La riflessione si è quindi soffermata sulla dimensione personale della speranza. Per Giuseppe, essa ha preso la forma del desiderio di portare a compimento il compito affidatogli, quello di essere padre di Gesù nella quotidianità semplice di Nazareth. Per Maria, la speranza è stata un cammino di ascolto e meditazione, fino ad accogliere il mistero di un Figlio che non si manifesta come re potente, ma come servo sofferente. Per Gesù, infine, la speranza si è identificata con l’accoglienza del Regno di Dio e con l’affidamento totale alla volontà del Padre, anche di fronte al rifiuto e alla croce.
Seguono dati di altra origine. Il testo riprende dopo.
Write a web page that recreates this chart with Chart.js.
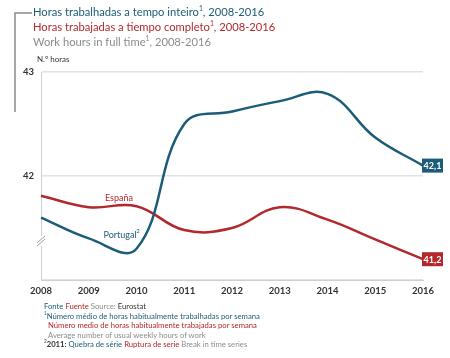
<!DOCTYPE html>
<html><head><meta charset="utf-8">
<script src="https://cdn.jsdelivr.net/npm/chart.js@4"></script>
<style>
html,body{margin:0;padding:0;background:#fff;}
#wrap{position:relative;width:450px;height:358px;font-family:Lato,"Open Sans",sans-serif;}
canvas{position:absolute;left:0;top:0;}
.t{position:absolute;white-space:nowrap;line-height:1;}
.b{color:#1b5c78}.r{color:#b3282d}.g{color:#8c8c8c}.k{color:#333}
sup{font-size:60%;vertical-align:super;line-height:0}
</style></head><body>
<div id="wrap">
<canvas id="c" width="450" height="358"></canvas>
<div class="t b" style="left:33px;top:6px;font-size:11.2px;">Horas trabalhadas a tempo inteiro<sup>1</sup>, 2008-2016</div>
<div class="t r" style="left:33px;top:21px;font-size:11.2px;">Horas trabajadas a tiempo completo<sup>1</sup>, 2008-2016</div>
<div class="t g" style="left:33px;top:36px;font-size:11.2px;">Work hours in full time<sup>1</sup>, 2008-2016</div>
<div class="t k" style="left:37px;top:55px;font-size:8px;">N.º horas</div>
<div class="t" style="left:44px;top:303px;font-size:7.7px;"><span class="b">Fonte</span> <span class="r">Fuente</span> <span class="g">Source:</span> <span class="k">Eurostat</span></div>
<div class="t b" style="left:44px;top:312.5px;font-size:7.7px;"><sup>1</sup>Número médio de horas habitualmente trabalhadas por semana</div>
<div class="t r" style="left:48px;top:322px;font-size:7.7px;">Número medio de horas habitualmente trabajadas por semana</div>
<div class="t g" style="left:48px;top:331.5px;font-size:7.7px;">Average number of usual weekly hours of work</div>
<div class="t" style="left:44px;top:340.5px;font-size:7.7px;"><span class="k"><sup>2</sup><b>2011:</b></span> <span class="b">Quebra de série</span> <span class="r">Ruptura de serie</span> <span class="g">Break in time series</span></div>
</div>
<script>
const years = ['2008','2009','2010','2011','2012','2013','2014','2015','2016'];
const portugal = [41.60, 41.40, 41.30, 42.50, 42.62, 42.72, 42.79, 42.37, 42.10];
const espana = [41.81, 41.70, 41.71, 41.48, 41.50, 41.70, 41.58, 41.39, 41.20];
const yTicks = [41, 42, 43];
const endLabels = ['42,1', '41,2'];

const BLUE = '#1b5c78', RED = '#b3282d';

const deco = {
  id: 'deco',
  afterDraw(chart) {
    const ctx = chart.ctx;
    ctx.save();
    // bracket
    ctx.strokeStyle = '#8a8a8a'; ctx.lineWidth = 1.5;
    ctx.beginPath(); ctx.moveTo(32, 13); ctx.lineTo(15, 13); ctx.lineTo(15, 112); ctx.stroke();
    // axis break marks
    ctx.strokeStyle = '#ffffff'; ctx.lineWidth = 4;
    ctx.beginPath(); ctx.moveTo(41, 236); ctx.lineTo(41, 246); ctx.stroke();
    ctx.strokeStyle = '#a0a0a0'; ctx.lineWidth = 1;
    ctx.beginPath(); ctx.moveTo(37, 243); ctx.lineTo(45, 236); ctx.moveTo(37, 246); ctx.lineTo(45, 239); ctx.stroke();
    // series labels
    ctx.font = '9px Lato, sans-serif'; ctx.textAlign = 'center'; ctx.textBaseline = 'middle';
    ctx.fillStyle = RED; ctx.fillText('España', 119, 198);
    ctx.fillStyle = BLUE; ctx.fillText('Portugal', 120, 235);
    ctx.font = '6px Lato, sans-serif'; ctx.fillText('2', 138, 231);
    // end labels
    chart.data.datasets.forEach((ds, i) => {
      const meta = chart.getDatasetMeta(i);
      const p = meta.data[meta.data.length - 1];
      const w = 21, h = 14;
      ctx.fillStyle = ds.borderColor;
      ctx.fillRect(p.x - 1, p.y - h / 2, w, h);
      ctx.fillStyle = '#fff';
      ctx.font = 'bold 9px Lato, sans-serif';
      ctx.fillText(endLabels[i], p.x - 1 + w / 2, p.y + 0.5);
    });
    ctx.restore();
  }
};

new Chart(document.getElementById('c'), {
  type: 'line',
  data: {
    labels: years,
    datasets: [
      { label: 'Portugal', data: portugal, borderColor: BLUE, borderWidth: 2.5, pointRadius: 0, tension: 0.4, fill: false },
      { label: 'España', data: espana, borderColor: RED, borderWidth: 2.5, pointRadius: 0, tension: 0.4, fill: false }
    ]
  },
  options: {
    responsive: false, animation: false, events: [],
    layout: { padding: { left: 0, right: 27, top: 72, bottom: 58 } },
    plugins: { legend: { display: false }, tooltip: { enabled: false } },
    scales: {
      x: {
        offset: false,
        grid: { display: false, drawTicks: false },
        border: { color: '#cfcfcf', width: 1 },
        ticks: { color: '#333', font: { family: 'Lato', size: 9.5, weight: 'bold' }, padding: 5, maxRotation: 0, autoSkip: false },
        afterFit: s => { s.height = 20; }
      },
      y: {
        min: yTicks[0], max: yTicks[yTicks.length - 1],
        afterBuildTicks: s => { s.ticks = yTicks.map(v => ({ value: v })); },
        grid: { color: '#e2e2e2', lineWidth: 1.5, drawTicks: false },
        border: { color: '#cfcfcf', width: 1 },
        ticks: { color: '#333', font: { family: 'Lato', size: 9.5, weight: 'bold' }, padding: 7, callback: v => v === 41 ? '' : String(v) },
        afterFit: s => { s.width = 41; }
      }
    }
  },
  plugins: [deco]
});
</script>
</body></html>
Proprio da quella croce e dalla risurrezione, ha concluso l’arcivescovo, nasce la speranza dei cristiani. Una speranza che non termina con il Giubileo, ma accompagna il pellegrinare terreno verso l’abbraccio finale del Padre, sostenuti dall’intercessione dei santi e dei patroni delle comunità. Un orizzonte che continua ad aprirsi, oltre ogni tempo straordinario, nella vita quotidiana della Chiesa.

Al termine della celebrazione eucaristica, ogni parrocchia o Unità pastorale ha ricevuto dalle mani del presule una lampada accesa, segno tangibile che il cammino giubilare prosegue e non si ferma e con l’augurio di «mantenere sempre accesa la lampada della speranza».